Estimate the average naricissism level for females undergraduates at UNG. We need to create a table with the correct numeric variable in the first column.

fem_narc = pers.where('Sex','F').select('Narc')
fem_narc.show(5)
Narc
3
2
4
2
8

... (80 rows omitted)

boot_samp = make_array()
resamp_size = 50

# Never need more than 1k reps, use 500 or fewer if working the cloud.
resample_reps = 1000

for i in range(resample_reps):
    new_boot = boot_one(fem_narc,resamp_size)
    boot_samp = np.append(boot_samp, new_boot)
    
# Remove the hashtag comment symbol to see the boot_samp results array
#boot_samp
boot_hist(boot_samp)
The 95% confidence interval lies between  3.1  and  4.56 ,
and the gold dot at x =  3.81  is the mean of the bootstrapped sample distribution.
../_images/5_12_1.png

Example 2: Prestest Stress

Let’s create two bootstrap confidence interval, one for pretest Stress (measured 2nd week of classes), one for posttest Stress (measured 7th week).

pre = pers.select('Stress1')
pre.show(5)
Stress1
9
11
15
16
17

... (143 rows omitted)

boot_one(pre,50)
12.74
boot_samp_pre = make_array()
resamp_size = 50

# Never need more than 1k reps, use 500 or fewer if working the cloud.
resample_reps = 1000

for i in range(resample_reps):
    new_boot = boot_one(pre,resamp_size)
    boot_samp_pre = np.append(boot_samp_pre, new_boot)
    
# Remove the hashtag comment symbol to see the boot_samp results array
# boot_samp_pre
boot_hist(boot_samp_pre)
The 95% confidence interval lies between  12.08  and  13.98 ,
and the gold dot at x =  13.05  is the mean of the bootstrapped sample distribution.
../_images/5_18_1.png

Example 2b: Posttest Stress

Let’s compare the boostrap distributions from Pre and Post.

post = pers.select('Stress2')
post.show(5)
Stress2
7
13
14
15
17

... (143 rows omitted)

boot_samp_post = make_array()
resamp_size = 50

# Never need more than 1k reps, use 500 or fewer if working the cloud.
resample_reps = 1000

for i in range(resample_reps):
    new_boot = boot_one(pre,resamp_size)
    boot_samp_post = np.append(boot_samp_post, new_boot)
    
# Remove the hashtag comment symbol to see the boot_samp results array
# boot_samp_pre
boot_hist(boot_samp_post)
The 95% confidence interval lies between  12.08  and  13.98 ,
and the gold dot at x =  13.03  is the mean of the bootstrapped sample distribution.
../_images/5_22_1.png

Comparing the bootstrap confidence intervals is like conducting an A/B test.

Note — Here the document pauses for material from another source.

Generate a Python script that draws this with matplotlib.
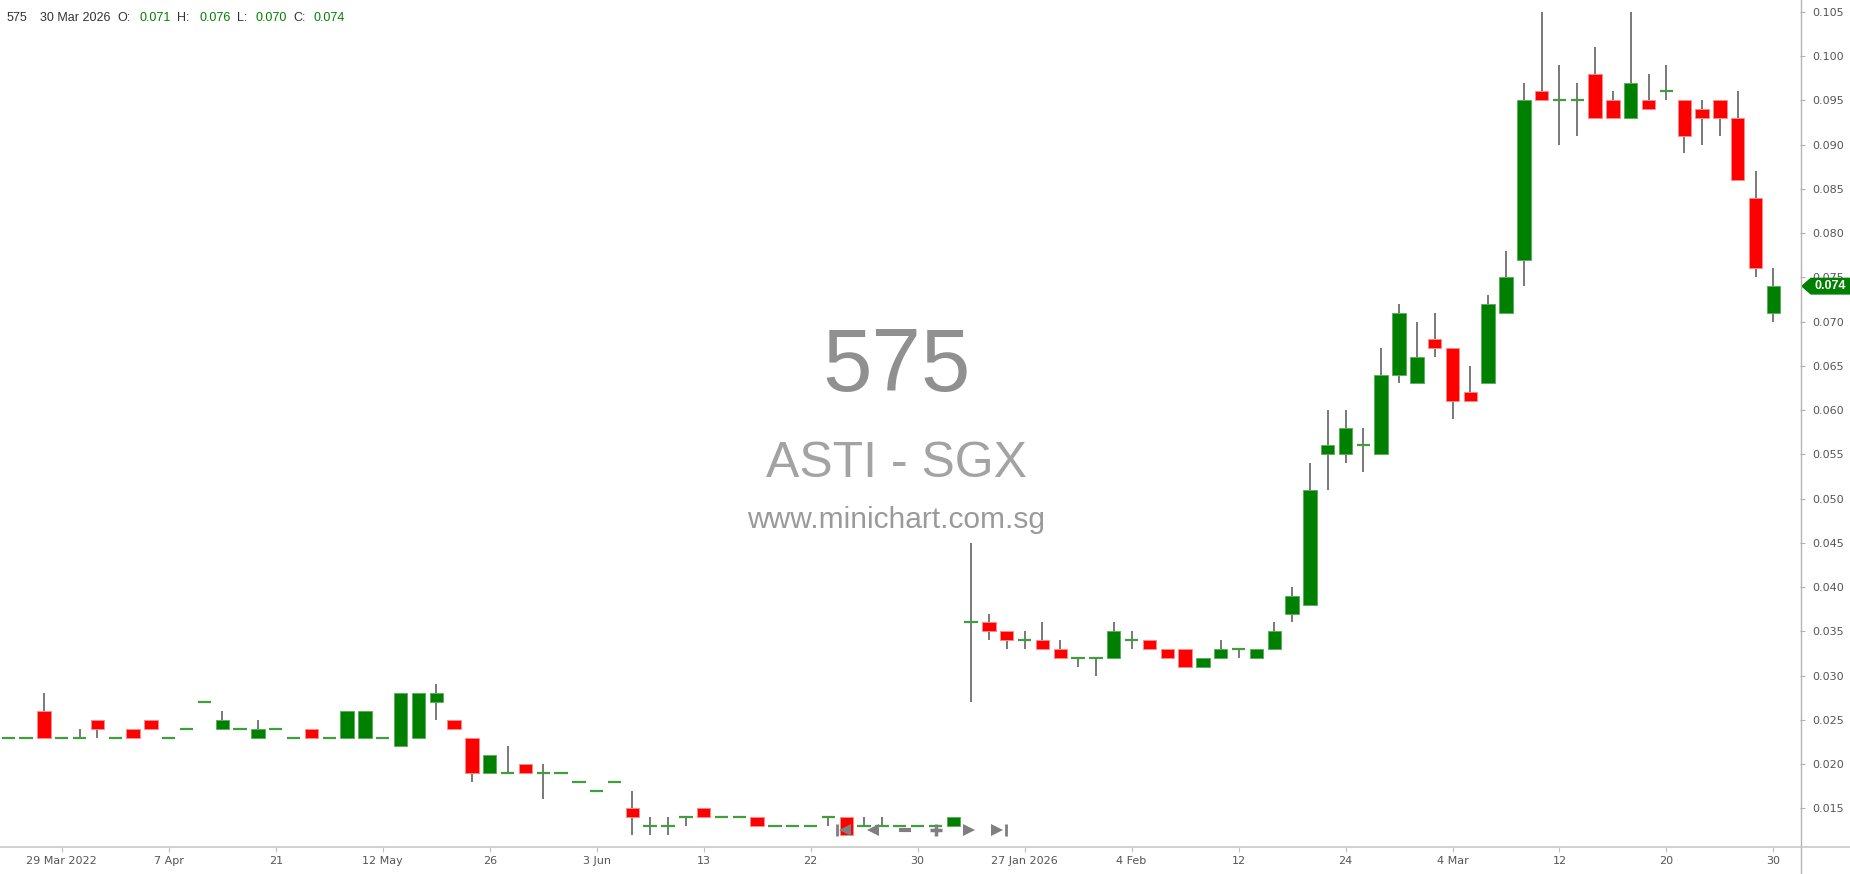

Because the 95% confidence intervals overlap, we fail to the reject the null hypothesis at the 0.05 level. However, this is paired data. It would be interesting to bootstrap the gain score distribution to see typical gains are greater than zero.

gain_array = pers.select('Stress2').column(0) - pers.select('Stress1').column(0)
gain = Table().with_column('Gain',gain_array)
gain.show(5)
Gain
-2
2
-1
-1
0

... (143 rows omitted)

boot_one(gain,len(gain))
4.0
boot_samp_gain = make_array()
resamp_size = 50

# Never need more than 1k reps, use 500 or fewer if working the cloud.
resample_reps = 1000

for i in range(resample_reps):
    new_boot = boot_one(gain, resamp_size)
    boot_samp_gain = np.append(boot_samp_gain, new_boot)
    
# Remove the hashtag comment symbol to see the boot_samp results array
# boot_samp_gain
boot_hist_90(boot_samp_gain)
The 90% confidence interval lies between  0.08  and  1.58 ,
and the gold dot at x =  0.84  is the mean of the bootstrapped sample distribution.
../_images/5_27_1.png

Since the 90% confidence interval does not include zero, we can conclude that the Gain in the Stress variable is positive. This result is analogous to a one-tailed pre-post hypothesis test at the 0.05 level of significance.